Types of Creative Writing: Drama, Poetry and Community

In this course we will explore how poetry, drama, and performance can be places and practices where communities can grieve, remember, fight, awaken, reconnect, eat, raise conflict and complex issues, and transform. We will be attentive to how communities are complicated and always changing. We will write different forms of poetry and drama inspired by community-engaged creative projects. We will create our own thoughtful and caring protocols for writing for and with communities. We will be a supportive writing community for each other and push each other to take risks.

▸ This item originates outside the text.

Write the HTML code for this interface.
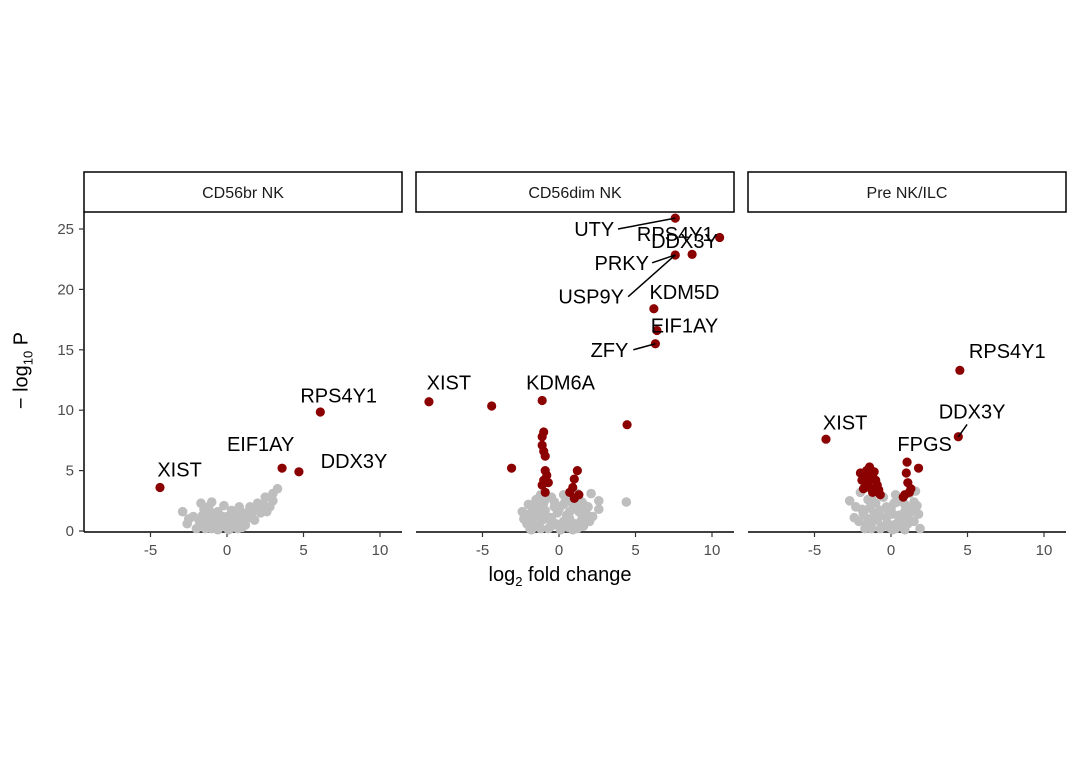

Assignments will include: weekly reading responses, weekly writing exercises in poetry and drama, interviews and other research methods, and performance of your work

Possible Texts (not a final list, so please wait until the first day of class to purchase)
Hoʻihoʻi Hou: A Tribute to George Helm and Kimo Mitchell (ed. Rodney Morales), We Will Be Shelter: Poems for Survival (ed. Andrea Gibson), Salmon is Everything: Community-Based Theater in the Klamath Watershed (Theresa May), Fires in the Mirror (Anna Deavere Smith)
Excerpts from: The Medea Project (Rhodessa Jones), Hulihia: Writings from Prison, On the Edge of Hope and Healing: Flipping the Script on Filipinos in Hawaiʻi, June Jordanʻs Poetry for the People: A Revolutionary Blueprint, Poetry Magazine (April 2016), “Banninur” special food issue of Blackmail Press, and short essays/interviews by Andrea Smith, Aurora Levins Morales, Rev. Bob Nakata, Renée Elizabeth Mzinegiizhigo-Kwe Bédard, Paulo Freire.